The Balaangala Community Center kicked off its 10th anniversary celebrations on Sunday afternoon with a repatriation talk from Indigenous rights activist Bob Weatherall.
The celebrations, which run until December 30, feature talks from Indigenous political and environmental figures every fortnight until the end of the year.
International guests and local Indigenous elders will be present throughout the celebrations to discuss a range of social and political issues facing Indigenous Australians today, with yesterday’s event marking the first Indigenous elder’s speech.
Guest speaker and former Indigenous Queenslander of the year, Bob Weatherall, who has worked in repatriation and Indigenous cultural policy for 35 years, said his message would remain relevant for decades to come.
“What we are talking about here is the way that Indigenous remains have been treated by the governments of the world,” Mr Weatherall said.
“All we want, all we have ever wanted, is Indigenous people in charge of Indigenous affairs,” he said.
“We aren’t asking to change the balance of power, we aren’t asking to remove power from the white fellas that run this country, we are just asking for Indigenous peoples in charge of the safe passage of Indigenous remains.”
Speaking to a crowd of more than 50 guests, Mr Weatherall’s impassioned speech moved many to tears during a 90-minute reading of a paper he wrote in 1988 titled “Graverobbing and the Australian Government”.
Balaangala Community Center, which also features native flora gardens and a walking track, was established in 2008 in the Brisbane suburb of The Gap.
The center was designed as a community space for Indigenous learning and general community outreach.
Work at the centre began in 2008 and is finally complete in time for the centre’s 10th anniversary.
Chairman for Balaangala community group, Morris Selico, who is life-long friends with Mr Weatherall, said Mr Weatherall’s presence was an honour for the centre.
“People may look at Bobby and see just a normal Indigenous man, but once they hear of his achievements and his life story they are flabbergasted by what a person with that amount of drive can accomplish,” Mr Selico said.

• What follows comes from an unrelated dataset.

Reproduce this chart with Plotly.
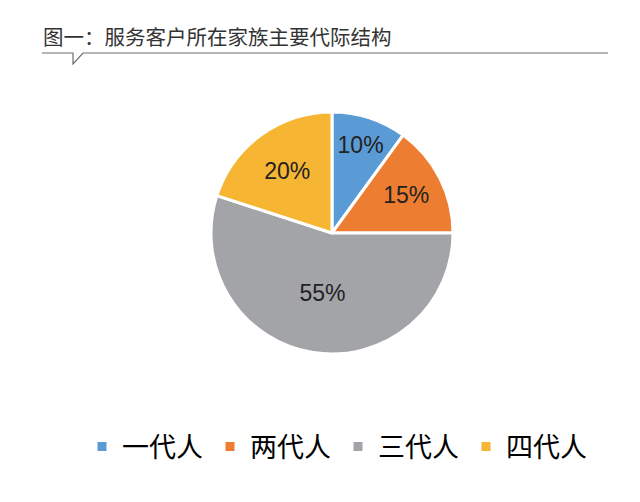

“A man who was able to make monumental changes in British parliament, as an Australian Indigenous man, is an extraordinary achievement and should be commended,” he said.
Balaangala Community Center is open from 10am to 4pm on weekends, and is run with the help and support of local volunteers.
The next event will take place on Sunday September 30 and features a traditional yarning circle and weaving demonstration.